This is an open invitation to the community. PartialLeastSquaresRegressor.jl is a package made in Julia with the aim of solving regression problems, especially when there are few samples. Very suitable for domains such as biomedical, healthcare, chemistry or even other domains.
The package now has a new interface and is registered with MLJ. As soon as possible it will be possible to use it by calling via @load from MLJ.
If you want to help contribute to the package, welcome!
Below, a little bit of development history for those interested:
Three years ago I started the development of a package on an algorithm called Partial Least Squares Regressor very efficient for problems in which we have few samples. This was the first implementation, I believe, of this regressor in the Julia language. At the time, if I remember correctly, there was no implementation even in Scikit-learn and in R packages. During development, I implemented three versions of the algorithm: PLS1, a linear regressor with a single target; PLS2, a multitarget linear regressor; and finally, Kernel PLS, a multitarget regressor for non-linear problems. All of these in one package. Over time some colleagues helped us, mainly, @filipebraida.

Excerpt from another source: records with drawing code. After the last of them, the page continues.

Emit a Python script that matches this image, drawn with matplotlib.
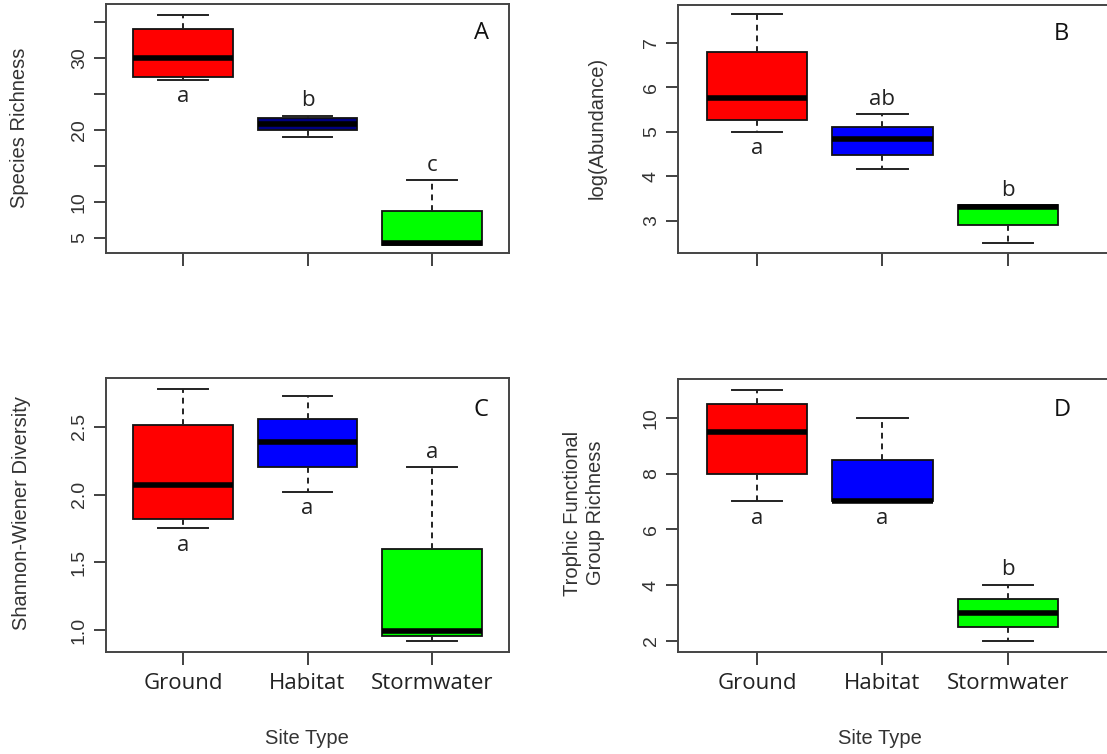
import matplotlib
matplotlib.use("Agg")
import matplotlib.pyplot as plt

# site types on the x axis
sites = ["Ground", "Habitat", "Stormwater"]

# A: species richness (lower whisker, Q1, median, Q3, upper whisker)
rich_lo = [27, 19, 4]
rich_q1 = [27.4, 20.0, 4.0]
rich_med = [30, 20.8, 4.3]
rich_q3 = [34, 21.6, 8.75]
rich_hi = [36, 22, 13]
rich_letters = ["a", "b", "c"]
rich_side = ["below", "above", "above"]

# B: log(abundance)
abund_lo = [5.0, 4.17, 2.49]
abund_q1 = [5.27, 4.48, 2.89]
abund_med = [5.75, 4.83, 3.30]
abund_q3 = [6.8, 5.1, 3.34]
abund_hi = [7.64, 5.39, 3.34]
abund_letters = ["a", "ab", "b"]
abund_side = ["below", "above", "above"]

# C: Shannon-Wiener diversity
shan_lo = [1.75, 2.02, 0.92]
shan_q1 = [1.82, 2.20, 0.955]
shan_med = [2.07, 2.39, 0.99]
shan_q3 = [2.51, 2.555, 1.60]
shan_hi = [2.78, 2.73, 2.2]
shan_letters = ["a", "a", "a"]
shan_side = ["below", "below", "above"]

# D: trophic functional group richness
troph_lo = [7, 7, 2]
troph_q1 = [8, 7, 2.5]
troph_med = [9.5, 7, 3]
troph_q3 = [10.5, 8.5, 3.5]
troph_hi = [11, 10, 4]
troph_letters = ["a", "a", "b"]
troph_side = ["below", "below", "above"]

box_colors = ["#ff0000", "#0000ff", "#00ff00"]
box_colors_a = ["#ff0000", "#000080", "#00ff00"]

fig = plt.figure(figsize=(11.07, 7.54), dpi=100)
W, H = 1107.0, 754.0


def px_axes(left, top, right, bottom):
    return fig.add_axes([left / W, 1 - bottom / H, (right - left) / W, (bottom - top) / H])


def draw_panel(ax, lo, q1, med, q3, hi, colors, letters, sides, ylim, yticks,
               ylabels, xlim, tag, tag_x, show_names, med_color="black"):
    stats = []
    for i in range(len(sites)):
        stats.append({"whislo": lo[i], "q1": q1[i], "med": med[i],
                      "q3": q3[i], "whishi": hi[i], "fliers": []})
    bp = ax.bxp(stats, positions=[1, 2, 3], widths=0.8, patch_artist=True,
                showfliers=False,
                boxprops=dict(edgecolor="#111111", linewidth=1.3),
                medianprops=dict(color="black", linewidth=4, solid_capstyle="butt"),
                whiskerprops=dict(color="#222222", linewidth=1.4, linestyle=(0, (3, 2.5))),
                capprops=dict(color="#222222", linewidth=1.4),
                capwidths=0.4)
    for patch, c in zip(bp["boxes"], colors):
        patch.set_facecolor(c)

    for i, (lab, side) in enumerate(zip(letters, sides)):
        if side == "below":
            ax.annotate(lab, (i + 1, lo[i]), xytext=(0, -12), textcoords="offset points",
                        ha="center", va="center", fontsize=16, color="#222222",
                        family="Open Sans")
        else:
            ax.annotate(lab, (i + 1, hi[i]), xytext=(0, 11), textcoords="offset points",
                        ha="center", va="center", fontsize=16, color="#222222",
                        family="Open Sans")

    ax.set_xlim(xlim)
    ax.set_ylim(ylim)
    ax.set_yticks(yticks)
    ax.set_yticklabels(ylabels, rotation=90, va="center", fontsize=14,
                       color="#333333", family="Liberation Sans")
    ax.set_xticks([1, 2, 3])
    if show_names:
        ax.set_xticklabels(sites, fontsize=16, color="#222222", family="Open Sans")
    else:
        ax.set_xticklabels([])
    ax.tick_params(axis="both", length=9, width=1.3, color="#333333", pad=4)
    ax.tick_params(axis="x", pad=6)
    for s in ax.spines.values():
        s.set_linewidth(1.4)
        s.set_color("#444444")
    ax.text(tag_x, 0.885, tag, transform=ax.transAxes, ha="center", va="center",
            fontsize=17, color="#111111", family="Open Sans")


# panel A
axA = px_axes(106, 4, 509, 253)
draw_panel(axA, rich_lo, rich_q1, rich_med, rich_q3, rich_hi, box_colors_a,
           rich_letters, rich_side, (2.92, 37.5), [5, 10, 15, 20, 25, 30, 35],
           ["5", "10", "", "20", "", "30", ""], (0.38, 3.62), "A", 0.933, False)

# panel B (frame runs past the right edge in the original)
axB = px_axes(678, 5, 1112, 253)
draw_panel(axB, abund_lo, abund_q1, abund_med, abund_q3, abund_hi, box_colors,
           abund_letters, abund_side, (2.27, 7.85), [3, 4, 5, 6, 7],
           ["3", "4", "5", "6", "7"], (0.37, 3.83), "B", 0.883, False)

# panel C
axC = px_axes(106, 378, 509, 652)
draw_panel(axC, shan_lo, shan_q1, shan_med, shan_q3, shan_hi, box_colors,
           shan_letters, shan_side, (0.838, 2.86), [1.0, 1.5, 2.0, 2.5],
           ["1.0", "1.5", "2.0", "2.5"], (0.38, 3.62), "C", 0.93, True)

# panel D
axD = px_axes(678, 379, 1112, 652)
draw_panel(axD, troph_lo, troph_q1, troph_med, troph_q3, troph_hi, box_colors,
           troph_letters, troph_side, (1.6, 11.39), [2, 4, 6, 8, 10],
           ["2", "4", "6", "8", "10"], (0.37, 3.83), "D", 0.885, True)

# axis titles
lab_kw = dict(rotation=90, ha="center", va="center", fontsize=14.5,
              color="#333333", family="Liberation Sans")
fig.text(20 / W, 1 - 128 / H, "Species Richness", **lab_kw)
fig.text(597 / W, 1 - 128 / H, "log(Abundance)", **lab_kw)
fig.text(22 / W, 1 - 513 / H, "Shannon-Wiener Diversity", **lab_kw)
fig.text(584 / W, 1 - 513 / H, "Trophic Functional\nGroup Richness",
         linespacing=1.25, **lab_kw)

fig.text(307 / W, 1 - 738 / H, "Site Type", ha="center", va="center",
         fontsize=14.5, color="#333333", family="Liberation Sans")
fig.text(880 / W, 1 - 738 / H, "Site Type", ha="center", va="center",
         fontsize=14.5, color="#333333", family="Liberation Sans")

fig.savefig("out.png", dpi=100)
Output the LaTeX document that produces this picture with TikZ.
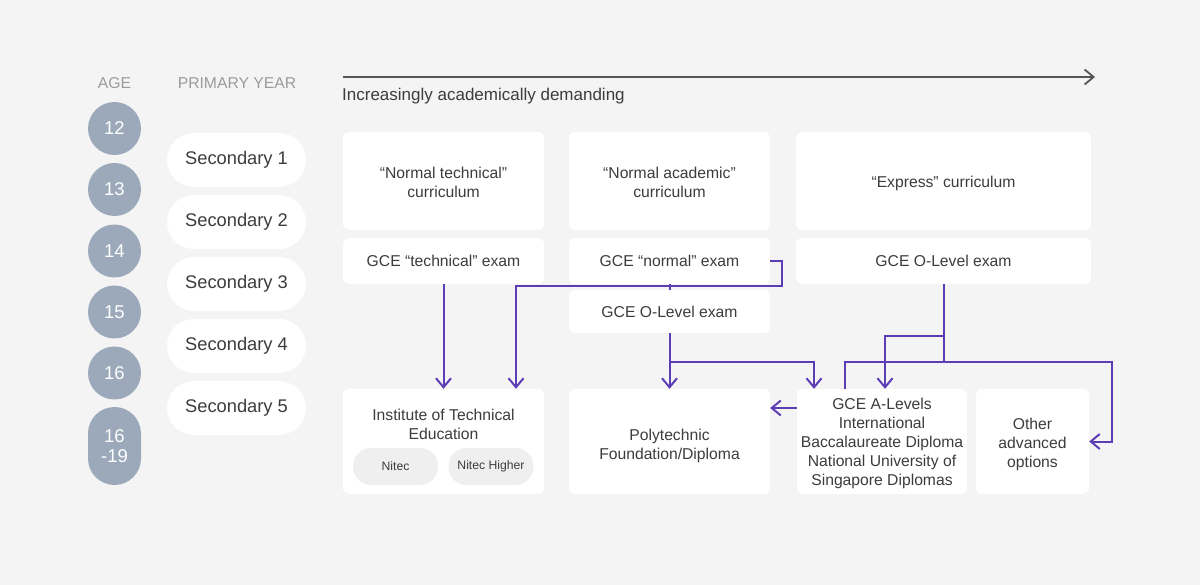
\documentclass[tikz,border=0pt]{standalone}
\usepackage{fontspec}
\setmainfont{Liberation Sans}
\usetikzlibrary{arrows.meta,calc}
\definecolor{bg}{HTML}{F4F4F4}
\definecolor{txt}{HTML}{3C3C3C}
\definecolor{hdr}{HTML}{9B9B9B}
\definecolor{agec}{HTML}{9BA9BA}
\definecolor{flowc}{HTML}{5C3DB6}
\definecolor{pillg}{HTML}{EFEFEF}
\definecolor{axisc}{HTML}{555555}
\newcommand{\lowlines}[2]{\raisebox{-#1}[\height][\depth]{\setlength{\tabcolsep}{0pt}\begin{tabular}{c}#2\end{tabular}}}
\tikzset{
  box/.style={fill=white, rounded corners=6pt, draw=none, align=center, inner sep=0pt, text=txt, font=\fontsize{15.7}{19}\selectfont},
  secpill/.style={fill=white, rounded corners=27pt, minimum width=139pt, minimum height=54pt, inner sep=0pt, text=txt, font=\fontsize{18.3}{20}\selectfont},
  agecirc/.style={fill=agec, circle, minimum size=53pt, inner sep=0pt, text=white, font=\fontsize{18.5}{20}\selectfont},
  smallpill/.style={fill=pillg, rounded corners=18pt, minimum width=85pt, minimum height=37pt, inner sep=0pt, text=txt, font=\fontsize{12.2}{13}\selectfont},
  hdrtxt/.style={text=hdr, font=\fontsize{15.7}{18}\selectfont, inner sep=0pt},
  flow/.style={draw=flowc, line width=2pt, -{Straight Barb[length=9pt,width=15pt,line width=2pt]}},
  fline/.style={draw=flowc, line width=2pt},
}
\begin{document}
\begin{tikzpicture}[x=1pt,y=-1pt]
\fill[bg] (0,0) rectangle (1200,585);
\useasboundingbox (0,0) rectangle (1200,585);

% headers
\node[hdrtxt] (hage) at (114.5,83) {AGE};
\node[hdrtxt] (hyear) at (237,83) {PRIMARY YEAR};

% ages
\node[agecirc] (a12) at (114.5,128.5) {12};
\node[agecirc] (a13) at (114.5,189.5) {13};
\node[agecirc] (a14) at (114.5,251) {14};
\node[agecirc] (a15) at (114.5,312) {15};
\node[agecirc] (a16) at (114.5,373) {16};
\node[fill=agec, rounded corners=26.5pt, minimum width=53pt, minimum height=78pt, inner sep=0pt, text=white, align=center, font=\fontsize{18.5}{21}\selectfont] (a1619) at (114.5,446) {16\\[-1pt]-19};

% secondary pills
\node[secpill] (s1) at (236.5,160) {Secondary 1};
\node[secpill] (s2) at (236.5,222) {Secondary 2};
\node[secpill] (s3) at (236.5,284) {Secondary 3};
\node[secpill] (s4) at (236.5,346) {Secondary 4};
\node[secpill] (s5) at (236.5,408) {Secondary 5};

% axis arrow
\coordinate (axs) at (343,77);
\coordinate (axe) at (1095,77);
\draw[axisc, line width=1.8pt, -{Straight Barb[length=9pt,width=15pt,line width=1.8pt]}] (axs) -- (axe);
\node[anchor=west, inner sep=0pt, text=txt, font=\fontsize{17}{19}\selectfont] (demand) at (342,96) {Increasingly academically demanding};

% curriculum boxes
\node[box, minimum width=201pt, minimum height=98pt] (c1cur) at (443.5,181) {\lowlines{3pt}{“Normal technical”\\curriculum}};
\node[box, minimum width=201pt, minimum height=98pt] (c2cur) at (669.5,181) {\lowlines{3pt}{“Normal academic”\\curriculum}};
\node[box, minimum width=295pt, minimum height=98pt] (c3cur) at (943.5,181) {\lowlines{3pt}{“Express” curriculum}};

% exam boxes
\node[box, minimum width=201pt, minimum height=46pt] (c1ex) at (443.5,261) {GCE “technical” exam};
\node[box, minimum width=201pt, minimum height=46pt] (c2ex) at (669.5,261) {GCE “normal” exam};
\node[box, minimum width=201pt, minimum height=43pt] (c2ol) at (669.5,311.5) {GCE O-Level exam};
\node[box, minimum width=295pt, minimum height=46pt] (c3ex) at (943.5,261) {GCE O-Level exam};

% destination boxes
\node[box, minimum width=201pt, minimum height=105pt] (ite) at (443.5,441.5) {};
\node[text=txt, align=center, inner sep=0pt, font=\fontsize{15.7}{19}\selectfont] (itet) at (443.5,424.5) {Institute of Technical\\Education};
\node[smallpill] (nitec) at (395.5,466.5) {Nitec};
\node[smallpill] (nitech) at (491,466.5) {Nitec Higher};
\node[box, minimum width=201pt, minimum height=105pt] (poly) at (669.5,441.5) {\lowlines{4.5pt}{Polytechnic\\Foundation/Diploma}};
\node[box, minimum width=170pt, minimum height=105pt] (alev) at (882,441.5) {\lowlines{2pt}{GCE A-Levels\\International\\Baccalaureate Diploma\\National University of\\Singapore Diplomas}};
\node[box, minimum width=113pt, minimum height=105pt] (other) at (1032.5,441.5) {\lowlines{3.5pt}{Other\\advanced\\options}};

% connectors
\draw[flow] (c1ex.south) -- (ite.north);
\draw[flow] (c2ex.east) -- ++(12,0) |- (516,286) -- (516,0 |- ite.north);
\draw[fline] (c2ex.south) -- (c2ol.north);
\draw[flow] (c2ol.south) -- (poly.north);
\draw[flow] (c2ol.south |- 0,362) -| (814,0 |- alev.north);
\draw[fline] (c3ex.south) -- (c3ex.south |- 0,362);
\draw[flow] (c3ex.south |- 0,336) -| (885,0 |- alev.north);
\draw[flow] (845,0 |- alev.north) |- (1112,362) |- (other.east);
\draw[flow] (alev.west |- 0,408) -- (poly.east |- 0,408);
\end{tikzpicture}
\end{document}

Recently, the MLJ team (@ablaom , @tlienart ), and with help of @azev77, found us and helped us a lot so that we could put an interface for MLJ. Ah, we also changed the name of the package to obtain greater conciseness and clarity.
Also you might want to add diagonistics like Leverage, Explained variance in X&Y, and Q& Hotelling statistics as in here: https://github.com/caseykneale/ChemometricsTools.jl/blob/master/src/ModelAnalysis.jl#L21. This goes in line with forming a regression coefficient vector, many people will inspect their regression coefficients visually or mathematically. So I really recommend the approach in the previous post.
PLS is close to useless without those kinds of diagnostics…
I am kind of involved in a lot of stuff too, but I could contribute most of that stuff for you pretty easily. Maybe sometime this week I could get too it if that’s OK?
I don’t know how or if the MLJ hooks can handle billinear things but I can at least add them to the base repo.
I wouldn’t worry about it, I feel like you could say R already did it for tons of stats things like in that Southpark episode where the they utter the phrase the Simpsons already did it!
Hi. I Will create some issues in the repo. Some of the enhancements are: a) perform benchmarks for each algorithm and find ways to improve execution time b) implement Simpls c) automatic way of finding the factors using variance d) a nice documentation … e) be the best and fastest PLS package regarding other languages !!!
Cool! Any reason you didn’t call it simply PartialLeastSquares.jl? That would save some typing and I don’t think there’s a risk of confusion with other methods.
There’s actually a few other methods, which are not the same as PLSR called Partial Least Squares. Partial least squares - discriminant analysis (PLSDA), and partial least squares structural equation modelling(PLS-SEM). So the name is fine. Abbreviating to something like “PLSRegression.jl” could work.
Nice! I did a manual and quite bad implementation of NIPALS algorithm a little while ago for a assignment in Linear Models. Definitively not as elegant as your code.
However, one thing I would love is if there’s an argument in order to return the residue matrices.